El rol histórico de las mujeres

Evidentemente, para este grupo de seres humanos durante los miles de años que se dedicaron a recorrer la geografía de Asia y Europa, obligados por necesidad a perfeccionar los métodos y las armas para cazar, luchar contra otros pueblos o defenderse, las mujeres tuvieron un protagonismo que en algún momento los llevó a creer que una diosa, una mujer invisible y todopoderosa, probablemente alguna de las ancestras fundadoras de alguna de las familias más prestigiosas del remotísimo pasado, les conseguirían mejores resultados en esas tareas que ninguno de los varones míticos que conocían.

Y es que, si uno o una se saca el velo del patriarcado de los ojos por un momento, y hace la misma reflexión que los arqueólogos e historiadores del siglo XIX, le puede parecer mucho más lógico que los primeros seres humanos, en tan disminuidas condiciones, a la hora de salir a jugarse la vida para conseguir carne, en lugar de fijarse en los genitales de los miembros de la horda, el clan o la tribu, meditaran sobre su fuerza, agilidad, coraje e inteligencia.

Y conociendo el verdadero papel heroico que juegan las mujeres de las clases explotadas y oprimidas en la historia humana, defendiendo sus condiciones de vida y las de su familia al punto de hacer los sacrificios más inimaginables, no sería nada raro suponer que fuesen elegidas las mujeres jóvenes para ir a cazar.

Pero mucho cuidado con creer que esta larga excursión por la historia humana termina defendiendo que las mujeres habrán tenido un lugar equivalente al de los varones en la organización social paleolítica o que este coraje, inteligencia y fuerza son propios del todas las mujeres por simple constitución genética.

En el primer caso la igualdad no era un tema de género en el origen de los tiempos, sino del conjunto de la comunidad, ya que la desigualdad se inventó recién con la propiedad privada, las clases sociales y el Estado -como dijimos-, hace 5 mil años nada más.
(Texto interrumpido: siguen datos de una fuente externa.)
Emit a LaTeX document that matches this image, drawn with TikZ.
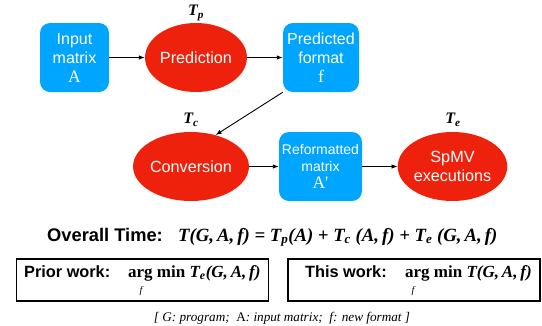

En el segundo caso, hasta que no se descubra una correlación genética superior entre testículos u ovarios y coraje, queda claro que esas virtudes sólo surgen ante la extrema necesidad, y así como millones de mujeres trabajadoras pueden caer como víctimas del sistema social en la más profunda depresión y muchas mujeres de la burguesía o la aristocracia pudieron haber dado muestras de arrojo y valor en circunstancias específicas y concretas de sus historias personales, la historia demuestra que es más fácil encontrar estas virtudes entre las mujeres de clases oprimidas que al revés, simplemente porque son ellas quienes tienen en su vida de todos los días las mayores presiones y necesidades a la hora de sobrevivir.
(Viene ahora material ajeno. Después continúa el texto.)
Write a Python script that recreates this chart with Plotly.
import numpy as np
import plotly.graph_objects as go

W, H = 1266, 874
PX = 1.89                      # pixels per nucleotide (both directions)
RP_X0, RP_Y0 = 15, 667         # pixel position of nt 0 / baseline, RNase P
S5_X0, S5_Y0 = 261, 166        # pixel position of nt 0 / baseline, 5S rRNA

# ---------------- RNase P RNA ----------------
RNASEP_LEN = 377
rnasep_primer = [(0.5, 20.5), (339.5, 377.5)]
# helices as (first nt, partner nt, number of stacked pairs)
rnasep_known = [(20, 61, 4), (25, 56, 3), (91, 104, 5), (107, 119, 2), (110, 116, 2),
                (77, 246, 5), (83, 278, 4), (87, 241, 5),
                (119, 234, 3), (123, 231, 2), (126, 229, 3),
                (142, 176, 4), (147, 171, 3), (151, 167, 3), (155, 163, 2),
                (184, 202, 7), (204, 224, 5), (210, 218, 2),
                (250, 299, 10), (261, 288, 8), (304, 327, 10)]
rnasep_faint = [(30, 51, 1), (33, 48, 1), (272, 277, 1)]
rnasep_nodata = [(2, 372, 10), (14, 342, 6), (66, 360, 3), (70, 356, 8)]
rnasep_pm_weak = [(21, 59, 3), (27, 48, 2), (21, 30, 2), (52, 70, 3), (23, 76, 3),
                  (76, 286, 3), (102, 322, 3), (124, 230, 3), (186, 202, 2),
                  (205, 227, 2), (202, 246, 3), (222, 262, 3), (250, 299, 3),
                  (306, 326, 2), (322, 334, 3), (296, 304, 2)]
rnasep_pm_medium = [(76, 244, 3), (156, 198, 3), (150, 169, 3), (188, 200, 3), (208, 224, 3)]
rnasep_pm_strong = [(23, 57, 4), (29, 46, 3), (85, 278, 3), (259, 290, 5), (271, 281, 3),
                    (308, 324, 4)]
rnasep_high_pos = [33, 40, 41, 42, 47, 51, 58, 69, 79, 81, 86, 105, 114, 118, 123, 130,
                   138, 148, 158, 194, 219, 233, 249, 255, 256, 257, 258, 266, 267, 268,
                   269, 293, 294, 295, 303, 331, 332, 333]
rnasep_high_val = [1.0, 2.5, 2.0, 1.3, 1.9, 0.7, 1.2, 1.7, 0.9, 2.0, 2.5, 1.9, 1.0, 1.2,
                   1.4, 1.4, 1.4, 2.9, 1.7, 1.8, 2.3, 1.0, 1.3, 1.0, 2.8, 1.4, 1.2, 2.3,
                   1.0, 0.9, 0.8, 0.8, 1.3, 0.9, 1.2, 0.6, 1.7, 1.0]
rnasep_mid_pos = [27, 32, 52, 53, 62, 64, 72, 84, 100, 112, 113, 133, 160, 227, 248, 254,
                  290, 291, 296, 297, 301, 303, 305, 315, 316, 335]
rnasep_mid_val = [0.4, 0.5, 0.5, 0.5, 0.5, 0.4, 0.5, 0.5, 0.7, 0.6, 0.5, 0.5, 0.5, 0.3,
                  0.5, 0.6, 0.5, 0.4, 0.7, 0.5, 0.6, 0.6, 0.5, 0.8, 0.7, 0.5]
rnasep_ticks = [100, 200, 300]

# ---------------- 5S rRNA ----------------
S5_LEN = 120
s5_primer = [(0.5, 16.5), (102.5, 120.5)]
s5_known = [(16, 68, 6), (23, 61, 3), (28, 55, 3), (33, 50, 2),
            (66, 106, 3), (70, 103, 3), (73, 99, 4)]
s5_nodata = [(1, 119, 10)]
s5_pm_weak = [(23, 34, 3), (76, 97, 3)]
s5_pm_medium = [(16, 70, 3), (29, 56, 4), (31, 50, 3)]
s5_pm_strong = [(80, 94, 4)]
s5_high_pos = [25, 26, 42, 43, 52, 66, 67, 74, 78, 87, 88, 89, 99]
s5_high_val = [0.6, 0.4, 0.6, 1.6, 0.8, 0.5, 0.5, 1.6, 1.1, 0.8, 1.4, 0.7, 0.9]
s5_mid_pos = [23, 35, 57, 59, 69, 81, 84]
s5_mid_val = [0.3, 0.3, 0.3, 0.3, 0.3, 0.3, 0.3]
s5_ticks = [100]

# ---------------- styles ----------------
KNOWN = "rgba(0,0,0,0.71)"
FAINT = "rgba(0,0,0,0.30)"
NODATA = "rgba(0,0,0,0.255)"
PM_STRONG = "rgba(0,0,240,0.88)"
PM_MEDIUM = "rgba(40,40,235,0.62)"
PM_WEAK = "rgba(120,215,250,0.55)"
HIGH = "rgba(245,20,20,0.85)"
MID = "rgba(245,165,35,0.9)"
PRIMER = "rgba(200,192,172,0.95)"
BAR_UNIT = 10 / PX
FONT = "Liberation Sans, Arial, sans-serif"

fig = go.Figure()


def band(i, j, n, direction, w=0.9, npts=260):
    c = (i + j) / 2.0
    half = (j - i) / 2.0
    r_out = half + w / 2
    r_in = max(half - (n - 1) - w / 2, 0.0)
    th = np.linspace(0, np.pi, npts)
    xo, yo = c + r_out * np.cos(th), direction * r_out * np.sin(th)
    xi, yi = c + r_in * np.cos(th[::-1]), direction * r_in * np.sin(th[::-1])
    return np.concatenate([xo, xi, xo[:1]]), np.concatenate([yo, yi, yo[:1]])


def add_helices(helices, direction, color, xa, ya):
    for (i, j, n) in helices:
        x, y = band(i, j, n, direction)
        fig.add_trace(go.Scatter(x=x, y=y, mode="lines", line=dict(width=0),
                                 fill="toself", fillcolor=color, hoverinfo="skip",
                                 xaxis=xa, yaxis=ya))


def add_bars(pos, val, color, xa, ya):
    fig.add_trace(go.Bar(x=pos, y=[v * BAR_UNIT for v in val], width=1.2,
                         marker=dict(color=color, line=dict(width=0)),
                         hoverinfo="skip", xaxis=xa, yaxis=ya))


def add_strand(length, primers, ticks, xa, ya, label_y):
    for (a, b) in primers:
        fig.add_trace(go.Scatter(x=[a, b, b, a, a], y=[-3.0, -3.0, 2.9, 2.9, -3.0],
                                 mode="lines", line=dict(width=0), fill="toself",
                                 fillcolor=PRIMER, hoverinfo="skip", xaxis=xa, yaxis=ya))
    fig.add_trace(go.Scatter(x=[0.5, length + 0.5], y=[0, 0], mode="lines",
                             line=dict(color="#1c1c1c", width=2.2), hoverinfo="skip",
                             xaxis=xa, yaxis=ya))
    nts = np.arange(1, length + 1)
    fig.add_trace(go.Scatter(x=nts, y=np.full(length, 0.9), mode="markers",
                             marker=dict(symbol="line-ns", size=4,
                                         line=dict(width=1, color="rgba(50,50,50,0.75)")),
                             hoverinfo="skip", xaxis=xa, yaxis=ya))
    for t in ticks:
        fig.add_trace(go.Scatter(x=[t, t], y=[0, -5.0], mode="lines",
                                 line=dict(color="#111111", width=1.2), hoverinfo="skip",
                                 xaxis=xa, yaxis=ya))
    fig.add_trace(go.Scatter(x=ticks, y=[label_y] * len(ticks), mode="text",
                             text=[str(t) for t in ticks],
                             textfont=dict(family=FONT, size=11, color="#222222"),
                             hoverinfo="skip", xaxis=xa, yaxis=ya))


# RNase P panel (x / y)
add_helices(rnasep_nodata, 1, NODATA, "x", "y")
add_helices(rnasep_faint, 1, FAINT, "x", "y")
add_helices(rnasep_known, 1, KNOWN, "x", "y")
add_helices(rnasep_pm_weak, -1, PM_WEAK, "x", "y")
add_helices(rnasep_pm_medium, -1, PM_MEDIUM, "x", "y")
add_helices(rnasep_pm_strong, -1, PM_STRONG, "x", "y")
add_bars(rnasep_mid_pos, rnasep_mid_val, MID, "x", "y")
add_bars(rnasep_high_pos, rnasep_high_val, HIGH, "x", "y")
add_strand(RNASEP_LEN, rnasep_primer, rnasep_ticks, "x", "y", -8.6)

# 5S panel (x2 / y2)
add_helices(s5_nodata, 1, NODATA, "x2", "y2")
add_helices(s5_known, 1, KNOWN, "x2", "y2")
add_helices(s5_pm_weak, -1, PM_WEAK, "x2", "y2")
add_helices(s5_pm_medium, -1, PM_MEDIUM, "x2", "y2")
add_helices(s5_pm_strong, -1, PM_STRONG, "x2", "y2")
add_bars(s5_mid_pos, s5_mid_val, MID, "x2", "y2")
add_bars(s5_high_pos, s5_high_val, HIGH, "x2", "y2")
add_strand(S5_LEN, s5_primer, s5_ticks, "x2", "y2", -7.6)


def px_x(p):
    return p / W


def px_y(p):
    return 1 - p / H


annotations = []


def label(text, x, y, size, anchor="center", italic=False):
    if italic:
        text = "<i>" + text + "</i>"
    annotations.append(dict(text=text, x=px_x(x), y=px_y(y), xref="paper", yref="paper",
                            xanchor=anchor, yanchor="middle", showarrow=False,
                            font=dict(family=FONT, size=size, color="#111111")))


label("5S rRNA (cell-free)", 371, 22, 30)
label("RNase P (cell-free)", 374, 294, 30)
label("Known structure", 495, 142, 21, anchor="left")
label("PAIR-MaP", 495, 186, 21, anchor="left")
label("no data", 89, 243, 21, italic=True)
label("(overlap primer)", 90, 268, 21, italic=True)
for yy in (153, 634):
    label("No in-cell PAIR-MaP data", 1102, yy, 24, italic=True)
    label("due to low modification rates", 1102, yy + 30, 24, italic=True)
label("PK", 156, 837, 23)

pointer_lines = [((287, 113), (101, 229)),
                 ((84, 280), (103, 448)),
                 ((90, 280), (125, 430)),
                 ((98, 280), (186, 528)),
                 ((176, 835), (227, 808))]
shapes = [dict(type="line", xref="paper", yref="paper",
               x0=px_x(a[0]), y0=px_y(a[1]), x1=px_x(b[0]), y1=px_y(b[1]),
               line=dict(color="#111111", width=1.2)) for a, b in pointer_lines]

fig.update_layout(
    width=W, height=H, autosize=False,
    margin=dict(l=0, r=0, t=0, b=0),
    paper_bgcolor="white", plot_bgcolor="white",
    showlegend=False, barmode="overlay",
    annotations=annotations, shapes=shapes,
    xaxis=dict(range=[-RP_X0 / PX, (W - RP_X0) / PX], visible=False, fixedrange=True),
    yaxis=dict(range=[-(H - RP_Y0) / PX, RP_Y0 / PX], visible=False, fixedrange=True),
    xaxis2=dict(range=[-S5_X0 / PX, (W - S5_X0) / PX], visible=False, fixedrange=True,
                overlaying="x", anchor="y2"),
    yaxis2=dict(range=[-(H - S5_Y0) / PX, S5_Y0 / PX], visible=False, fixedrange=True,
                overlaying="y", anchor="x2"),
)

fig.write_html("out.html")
Así como uno sueña con un futuro donde la humanidad sea capaz de garantizar las mejores condiciones materiales de vida para el conjunto de la población, aprovechando al máximo los conocimientos de la revolución industrial, también pretendemos que sean repartidos en forma igual y sin distinciones de ningún tipo para todos y todas, retomando la mejor tradición de la igualdad real que nos caracterizó como especie durante tres millones y medio de años antes de descubrir la Agricultura.

Esperemos que en ese momento recuperemos para todos y todas, ese profundo, atávico valor, inteligencia, fuerza y coraje que las mujeres de nuestra especie han sabido darnos en los peores momentos de nuestra Historia.